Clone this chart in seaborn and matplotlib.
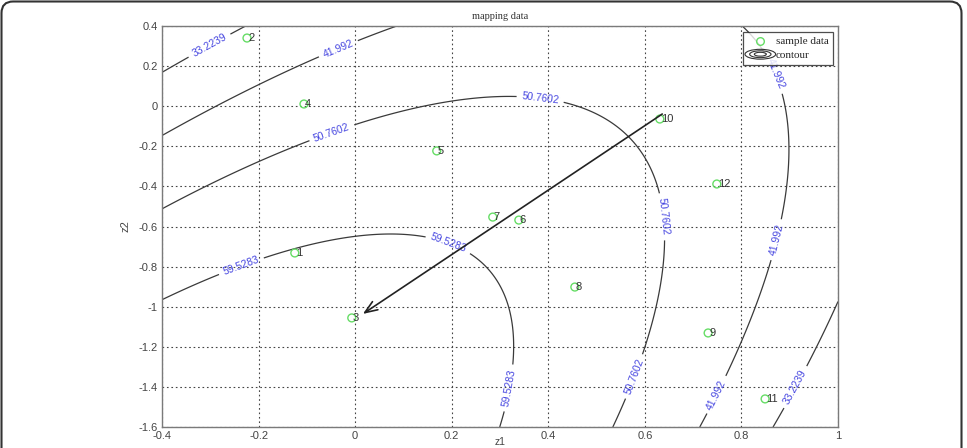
import numpy as np
import pandas as pd
import seaborn as sns
import matplotlib
matplotlib.use("Agg")
import matplotlib.pyplot as plt
from matplotlib.patches import Ellipse, FancyBboxPatch
from matplotlib.legend_handler import HandlerBase

# sample points (id, z1, z2)
point_ids = [1, 2, 3, 4, 5, 6, 7, 8, 9, 10, 11, 12]
z1_vals = [-0.125, -0.224, -0.007, -0.106, 0.169, 0.339, 0.285, 0.455, 0.731, 0.631, 0.849, 0.749]
z2_vals = [-0.732, 0.340, -1.056, 0.011, -0.223, -0.568, -0.553, -0.902, -1.131, -0.064, -1.460, -0.388]

# contour levels shown in the chart
levels = [33.2239, 41.992, 50.7602, 59.5283]

# points (level, z1, z2), used to rebuild the surface
trace_level = ([33.2239] * 6 + [41.992] * 10 + [50.7602] * 10 + [59.5283] * 11)
trace_z1 = [-0.40, -0.23, -0.30, 1.00, 0.866, 0.911,
            -0.40, -0.29, -0.114, 0.078, 0.884, 0.899, 0.874, 0.828, 0.797, 0.714,
            -0.40, -0.191, 0.004, 0.196, 0.30, 0.441, 0.60, 0.638, 0.60, 0.534,
            -0.40, -0.30, -0.183, -0.10, 0.0, 0.097, 0.238, 0.321, 0.327, 0.31, 0.30]
trace_z2 = [0.17, 0.40, 0.295, -0.99, -1.60, -1.40,
            -0.144, 0.0, 0.20, 0.40, 0.046, -0.268, -0.667, -0.967, -1.20, -1.60,
            -0.513, -0.268, -0.094, 0.031, 0.051, 0.011, -0.268, -0.682, -1.23, -1.60,
            -0.967, -0.852, -0.752, -0.692, -0.647, -0.632, -0.742, -1.006, -1.20, -1.45, -1.60]

# where the inline contour labels sit
label_spots = [(-0.30, 0.295), (0.911, -1.40),
               (-0.031, 0.265), (0.855, 0.146), (0.874, -0.667), (0.749, -1.44),
               (-0.048, -0.134), (0.383, 0.031), (0.631, -0.553), (0.58, -1.35),
               (-0.238, -0.782), (0.193, -0.687), (0.317, -1.405)]

arrow_start = (0.636, -0.039)
arrow_end = (0.016, -1.036)


class ContourIcon:
    pass


class ContourIconHandler(HandlerBase):
    def create_artists(self, legend, orig_handle, xdescent, ydescent, width, height, fontsize, trans):
        cx = width / 2 - xdescent
        cy = height / 2 - ydescent
        arts = []
        for f in (1.15, 0.8, 0.45):
            arts.append(Ellipse((cx, cy), width * f, height * f * 1.1, fill=False,
                                ec='#333333', lw=0.8, transform=trans))
        return arts


def fit_surface(lv, x, y):
    x = np.asarray(x)
    y = np.asarray(y)
    A = np.column_stack([np.ones_like(x), x, y, x * x, x * y, y * y])
    coef, *_ = np.linalg.lstsq(A, np.asarray(lv), rcond=None)
    return coef


def main():
    sns.set_style("white")
    plt.rcParams['font.family'] = ['Liberation Sans', 'DejaVu Sans']

    fig = plt.figure(figsize=(9.67, 4.48), dpi=100)
    ax = fig.add_axes([162 / 967, 21 / 448, 676 / 967, 401 / 448])

    # outer frame of the screenshot
    frame = FancyBboxPatch((1.5 / 967, -0.2), 960 / 967, 1.2 - 1.5 / 448,
                           boxstyle="round,pad=0,rounding_size=0.012", mutation_aspect=967 / 448,
                           transform=fig.transFigure, fill=False, ec='#333333', lw=1.5)
    fig.patches.append(frame)

    coef = fit_surface(trace_level, trace_z1, trace_z2)
    gx, gy = np.meshgrid(np.linspace(-0.4, 1.0, 300), np.linspace(-1.6, 0.4, 300))
    gz = (coef[0] + coef[1] * gx + coef[2] * gy + coef[3] * gx ** 2
          + coef[4] * gx * gy + coef[5] * gy ** 2)

    cs = ax.contour(gx, gy, gz, levels=levels, colors='#3a3a3a', linewidths=0.9)
    fmt = {lv: (f'{lv:.4f}'.rstrip('0') if lv != 41.992 else '41.992') for lv in levels}
    ax.clabel(cs, levels, fmt=fmt, manual=label_spots, inline=True, fontsize=7.5,
              colors='#4646e0')

    df = pd.DataFrame({'id': point_ids, 'z1': z1_vals, 'z2': z2_vals})
    sns.scatterplot(data=df, x='z1', y='z2', ax=ax, marker='o', s=32,
                    facecolors='none', edgecolor='#66dd66', linewidth=1.0, zorder=3)
    for _, row in df.iterrows():
        ax.text(row['z1'] + 0.002, row['z2'], str(int(row['id'])), fontsize=8,
                color='#333333', ha='left', va='center', zorder=4)

    ax.annotate('', xy=arrow_end, xytext=arrow_start,
                arrowprops=dict(arrowstyle='->,head_length=0.9,head_width=0.35',
                                lw=1.2, color='#222222', shrinkA=0, shrinkB=0), zorder=5)

    ax.set_xlim(-0.4, 1.0)
    ax.set_ylim(-1.6, 0.4)
    ax.set_xticks(np.arange(-0.4, 1.01, 0.2))
    ax.set_yticks(np.arange(-1.6, 0.41, 0.2))
    ax.set_xticklabels(['-0.4', '-0.2', '0', '0.2', '0.4', '0.6', '0.8', '1'])
    ax.set_yticklabels(['-1.6', '-1.4', '-1.2', '-1', '-0.8', '-0.6', '-0.4', '-0.2', '0', '0.2', '0.4'])
    ax.grid(True, linestyle=(0, (1.5, 2.5)), color='#444444', linewidth=0.8)
    ax.tick_params(direction='in', length=3, labelsize=8, colors='#555555', labelcolor='#444444', pad=3)
    for sp in ax.spines.values():
        sp.set_color('#7a7a7a')
        sp.set_linewidth(1.0)

    ax.set_xlabel('z1', fontsize=7.5, color='#444444', va='bottom')
    ax.xaxis.set_label_coords(0.5, -0.05)
    ax.set_ylabel('z2', fontsize=8, color='#444444', labelpad=6)
    ax.set_title('mapping data', fontsize=7.5, color='#333333', family='Liberation Serif', pad=5)

    sample_handle = plt.Line2D([], [], marker='o', ls='', mfc='none', mec='#66dd66', ms=5.5)
    leg = ax.legend([sample_handle, ContourIcon()], ['sample data', 'contour'],
                    handler_map={ContourIcon: ContourIconHandler()},
                    loc='upper right', bbox_to_anchor=(0.996, 0.99), frameon=True,
                    prop={'family': 'Liberation Serif', 'size': 8}, handlelength=2.4,
                    handletextpad=0.2, borderpad=0.4, labelspacing=0.35, borderaxespad=0.2,
                    fancybox=False)
    leg.get_frame().set_edgecolor('#222222')
    leg.get_frame().set_linewidth(0.9)

    fig.savefig('out.png', dpi=100)


if __name__ == "__main__":
    main()
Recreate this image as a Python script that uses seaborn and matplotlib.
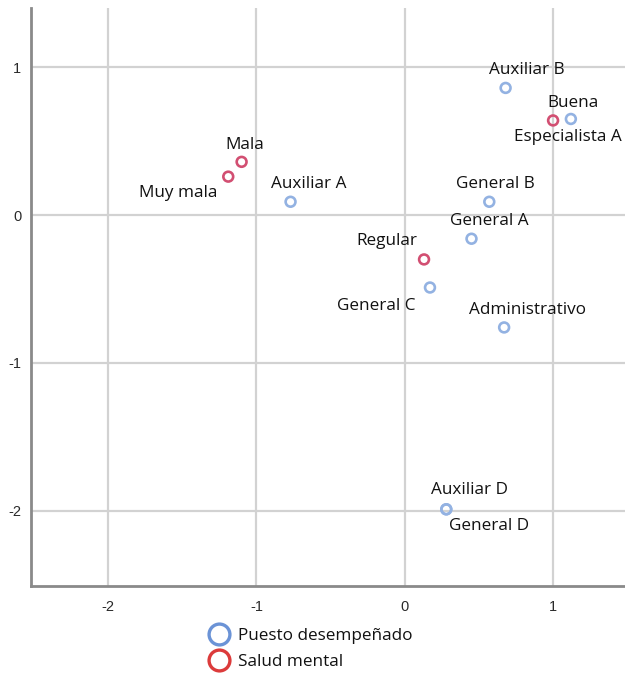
import matplotlib
matplotlib.use("Agg")
import matplotlib.pyplot as plt
from matplotlib.lines import Line2D
import pandas as pd
import seaborn as sns

# ---- data ---------------------------------------------------------------
puesto_labels = ["Auxiliar B", "Especialista A", "Auxiliar A", "General B", "General A",
                 "General C", "Administrativo", "Auxiliar D", "General D"]
puesto_x = [0.68, 1.12, -0.77, 0.57, 0.45, 0.17, 0.67, 0.28, 0.28]
puesto_y = [0.86, 0.65, 0.09, 0.09, -0.16, -0.49, -0.76, -1.99, -1.99]

salud_labels = ["Buena", "Mala", "Muy mala", "Regular"]
salud_x = [1.00, -1.10, -1.19, 0.13]
salud_y = [0.64, 0.36, 0.26, -0.30]

# label offsets (pixels) from each point
puesto_off = [(21, 18), (-3, -18), (18, 18), (6, 18), (18, 18),
              (-54, -18), (23, 17), (23, 19), (43, -17)]
salud_off = [(20, 17), (3, 17), (-50, -16), (-37, 18)]

BLUE_PT, RED_PT = "#93b2e2", "#d24f72"
BLUE_LG, RED_LG = "#6b93d6", "#dc3b3b"

sns.set_theme(style="white")
plt.rcParams["font.family"] = ["Open Sans", "DejaVu Sans"]

puesto = pd.DataFrame({"x": puesto_x, "y": puesto_y, "label": puesto_labels})
salud = pd.DataFrame({"x": salud_x, "y": salud_y, "label": salud_labels})

fig = plt.figure(figsize=(6.25, 6.73), dpi=100)
ax = fig.add_axes([0.0496, 0.129, 0.9504, 0.859])

ax.set_xlim(-2.52, 1.485)
ax.set_ylim(-2.51, 1.40)
ax.set_xticks([-2, -1, 0, 1])
ax.set_yticks([1, 0, -1, -2])
ax.grid(True, color="#d2d2d2", lw=1.6)
ax.set_axisbelow(True)

sns.scatterplot(data=puesto, x="x", y="y", ax=ax, s=50, facecolors="none",
                edgecolor=BLUE_PT, linewidth=1.9, zorder=3, legend=False)
sns.scatterplot(data=salud, x="x", y="y", ax=ax, s=50, facecolors="none",
                edgecolor=RED_PT, linewidth=1.9, zorder=3, legend=False)

for df, offs in ((puesto, puesto_off), (salud, salud_off)):
    for (_, r), (dx, dy) in zip(df.iterrows(), offs):
        ax.annotate(r.label, (r.x, r.y), xytext=(dx, dy), textcoords="offset pixels",
                    ha="center", va="center", fontsize=12.3, color="#111111")

for s in ("top", "right"):
    ax.spines[s].set_visible(False)
for s in ("left", "bottom"):
    ax.spines[s].set_color("#8a8a8a")
    ax.spines[s].set_linewidth(2)
ax.tick_params(length=0, labelsize=10.5, labelcolor="#2a2a2a")
ax.tick_params(axis="x", pad=10)
ax.tick_params(axis="y", pad=7)
ax.set_xlabel("")
ax.set_ylabel("")
ax.set_yticklabels(["1", "0", "-1", "-2"], family=["Liberation Sans"])
ax.set_xticklabels(["-2", "-1", "0", "1"], family=["Liberation Sans"])

handles = [
    Line2D([], [], ls="none", marker="o", ms=15, mfc="none", mec=BLUE_LG, mew=2.4),
    Line2D([], [], ls="none", marker="o", ms=15, mfc="none", mec=RED_LG, mew=2.4),
]
fig.legend(handles, ["Puesto desempeñado", "Salud mental"], loc="upper left",
           bbox_to_anchor=(0.323, 0.08), frameon=False, fontsize=12.3,
           handletextpad=0.6, labelspacing=0.6, borderpad=0, handlelength=1.0,
           labelcolor="#111111")

fig.savefig("out.png", dpi=100)
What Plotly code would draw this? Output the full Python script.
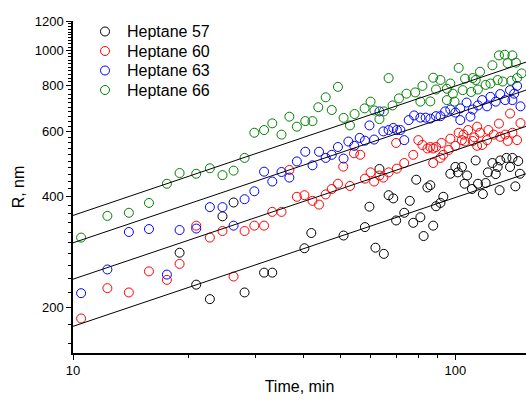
import plotly.graph_objects as go

# ---------------- data ----------------
t57 = [19.0, 21.0, 22.8, 24.6, 26.3, 28.1, 31.6, 33.2, 40.3, 42.0, 51.0, 58.0, 59.6, 61.8,
       63.3, 65.0, 66.9, 68.8, 70.0, 73.5, 76.0, 77.6, 79.0, 81.0, 82.6, 84.5, 86.0, 87.5,
       89.0, 91.4, 93.0, 97.0, 100.0, 101.5, 104.0, 105.7, 107.3, 110.5, 113.0, 114.6, 118.0,
       120.0, 121.6, 125.0, 127.5, 129.0, 130.5, 131.0, 136.0, 139.0, 141.0, 143.5, 146.0, 147.5]
r57 = [282, 231, 211, 354, 386, 220, 249, 249, 290, 319, 314, 331, 376, 291,
       476, 280, 404, 396, 345, 362, 390, 340, 445, 352, 313, 424, 430, 334,
       377, 385, 400, 462, 482, 466, 482, 434, 457, 420, 502, 434, 407,
       436, 466, 494, 461, 482, 417, 502, 510, 482, 510, 427, 500, 462]

t60 = [10.5, 12.3, 14.0, 15.8, 17.6, 19.0, 21.0, 22.8, 24.6, 26.3, 28.1, 29.8, 31.6, 33.2,
       35.1, 36.8, 38.5, 40.3, 42.3, 44.0, 45.8, 47.5, 49.3, 50.9, 53.0, 54.3, 56.4, 58.0,
       60.0, 61.3, 63.3, 64.8, 66.9, 70.0, 70.3, 73.5, 77.6, 80.0, 82.0, 84.5, 86.0, 87.5,
       87.5, 89.0, 91.4, 92.0, 93.0, 96.0, 97.0, 100.0, 102.0, 104.0, 105.0, 106.0, 108.0,
       111.0, 112.0, 114.0, 114.0, 116.0, 117.5, 121.0, 122.0, 126.0, 130.0, 131.0, 135.0,
       137.0, 139.0, 141.0, 145.0, 148.0]
r60 = [187, 226, 220, 251, 238, 263, 334, 310, 323, 243, 323, 334, 334, 364,
       364, 473, 400, 404, 390, 381, 406, 420, 434, 483, 428, 525, 520, 448,
       466, 440, 457, 451, 466, 560, 477, 494, 520, 570, 553, 541, 546, 494,
       541, 546, 510, 560, 520, 536, 575, 550, 597, 570, 590, 565, 607,
       567, 580, 550, 620, 597, 553, 570, 607, 590, 632, 582, 590,
       567, 673, 597, 570, 634]

t63 = [10.5, 12.3, 14.0, 15.8, 17.6, 19.0, 21.0, 22.8, 24.6, 26.3, 28.1, 29.8, 31.6, 33.2,
       35.1, 36.8, 38.5, 40.5, 42.3, 44.0, 45.8, 47.5, 49.3, 51.0, 52.5, 54.4, 56.2, 58.0,
       59.6, 61.3, 63.3, 64.8, 66.9, 68.8, 70.3, 71.8, 73.5, 75.5, 78.0, 81.0, 83.6, 86.0,
       89.0, 91.4, 94.0, 97.0, 100.0, 103.0, 103.0, 107.0, 109.5, 111.0, 114.6, 117.5, 121.0,
       123.5, 127.5, 131.0, 135.0, 139.0, 141.0, 142.5, 145.0, 148.0]
r63 = [219, 254, 321, 327, 246, 325, 328, 375, 375, 334, 394, 414, 468, 440,
       467, 451, 499, 530, 487, 530, 510, 520, 546, 508, 565, 550, 578, 568,
       625, 572, 682, 602, 607, 615, 607, 607, 570, 646, 665, 656, 656, 652,
       662, 662, 682, 690, 677, 695, 646, 721, 660, 690, 708, 732, 704,
       747, 725, 760, 732, 779, 732, 762, 800, 704]

t66 = [10.5, 12.3, 14.0, 15.8, 17.6, 19.0, 21.0, 22.8, 24.6, 26.3, 28.1, 29.8, 31.6, 33.2,
       35.1, 36.8, 38.5, 40.5, 42.3, 43.8, 45.8, 47.5, 49.3, 51.0, 53.0, 54.5, 57.9, 60.0,
       61.4, 63.3, 65.0, 66.9, 68.5, 71.2, 74.5, 78.5, 81.0, 82.0, 86.0, 87.5, 89.0, 91.4,
       95.0, 95.0, 97.0, 98.5, 99.5, 102.0, 104.5, 106.0, 110.0, 111.0, 113.0, 114.5, 116.0,
       120.0, 123.5, 125.0, 129.0, 130.0, 133.0, 134.6, 137.0, 140.0, 141.0, 144.0, 145.0, 149.0]
r66 = [310, 355, 362, 385, 434, 464, 462, 478, 458, 471, 510, 597, 607, 633,
       590, 660, 620, 642, 642, 700, 745, 688, 795, 655, 625, 671, 695, 725,
       686, 650, 682, 840, 708, 740, 762, 768, 725, 800, 726, 842, 782, 830,
       786, 732, 812, 762, 725, 895, 779, 837, 770, 840, 830, 782, 874,
       805, 812, 910, 830, 968, 822, 972, 922, 826, 968, 925, 840, 865]

# fitted power-law lines: R at the two ends of the time span
fit_t = [10, 153]
fit57 = [178, 462]
fit60 = [239, 621]
fit63 = [300, 779]
fit66 = [356, 928]

names = ["Heptane 57", "Heptane 60", "Heptane 63", "Heptane 66"]
colors = ["#000000", "#ff0000", "#0000ff", "#008000"]

font = "Liberation Sans, Arial, sans-serif"

fig = go.Figure()
series = [(t57, r57), (t60, r60), (t63, r63), (t66, r66)]
for (t, r), n, c in zip(series, names, colors):
    fig.add_trace(go.Scatter(x=t, y=r, mode="markers", name=n, showlegend=False,
                             marker=dict(symbol="circle-open", size=9, color=c,
                                         line=dict(width=1, color=c))))
for fr in [fit57, fit60, fit63, fit66]:
    fig.add_trace(go.Scatter(x=fit_t, y=fr, mode="lines", showlegend=False,
                             line=dict(color="black", width=1), hoverinfo="skip"))

# ---- legend drawn in paper coordinates (tight 20 px row spacing like the original) ----
W, H = 526, 403
ML, MR, MT, MB = 73, 0, 21, 50
pw, ph = W - ML - MR, H - MT - MB
leg_marker_px = 105
leg_text_px = 125
leg_rows_px = [31.5, 51, 70.5, 90]
shapes, annotations = [], []
for n, c, ry in zip(names, colors, leg_rows_px):
    xp = (leg_marker_px - ML) / pw
    yp = (H - MB - ry) / ph
    shapes.append(dict(type="circle", xref="paper", yref="paper",
                       xsizemode="pixel", ysizemode="pixel", xanchor=xp, yanchor=yp,
                       x0=-4.5, x1=4.5, y0=-4.5, y1=4.5,
                       line=dict(color=c, width=1), fillcolor="rgba(0,0,0,0)"))
    annotations.append(dict(text=n, xref="paper", yref="paper",
                            x=(leg_text_px - ML) / pw, y=yp, xanchor="left", yanchor="middle",
                            showarrow=False, font=dict(size=16, family=font, color="black")))

fig.update_layout(
    width=W, height=H,
    margin=dict(l=ML, r=MR, t=MT, b=MB),
    paper_bgcolor="white", plot_bgcolor="white",
    font=dict(family=font, size=13, color="black"),
    showlegend=False,
    shapes=shapes, annotations=annotations,
    xaxis=dict(type="log", range=[1, 2.1847], showgrid=False, zeroline=False,
               showline=True, linecolor="black", linewidth=1.5,
               ticks="outside", ticklen=5, tickwidth=1, tickcolor="black",
               tickvals=[10, 100], ticktext=["10", "100"],
               minor=dict(tickvals=[20, 30, 40, 50, 60, 70, 80, 90, 200], ticks="outside",
                          ticklen=3, tickcolor="black", showgrid=False),
               title=dict(text="Time, min", font=dict(size=16), standoff=3)),
    yaxis=dict(type="log", range=[2.1781, 3.07918], showgrid=False, zeroline=False,
               showline=True, linecolor="black", linewidth=1.5,
               ticks="outside", ticklen=5, tickwidth=1, tickcolor="black",
               tickvals=[200, 400, 600, 800, 1000, 1200],
               ticktext=["200", "400", "600", "800", "1000", "1200"],
               minor=dict(tickvals=[v for v in range(160, 1200, 20) if v not in (200, 400, 600, 800, 1000)],
                          ticks="outside", ticklen=3, tickcolor="black", showgrid=False),
               title=dict(text="R, nm", font=dict(size=16), standoff=6)),
)

fig.write_html("out.html")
• • • • • • •
TASK STATEMENT: All lines from the start of the entries through the one with "from matplotlib.legend_handler import" are to be output exactly; omit the pictures.

EXPECTED OUTPUT:
Clone this chart in seaborn and matplotlib.
import numpy as np
import pandas as pd
import seaborn as sns
import matplotlib
matplotlib.use("Agg")
import matplotlib.pyplot as plt
from matplotlib.patches import Ellipse, FancyBboxPatch
from matplotlib.legend_handler import HandlerBase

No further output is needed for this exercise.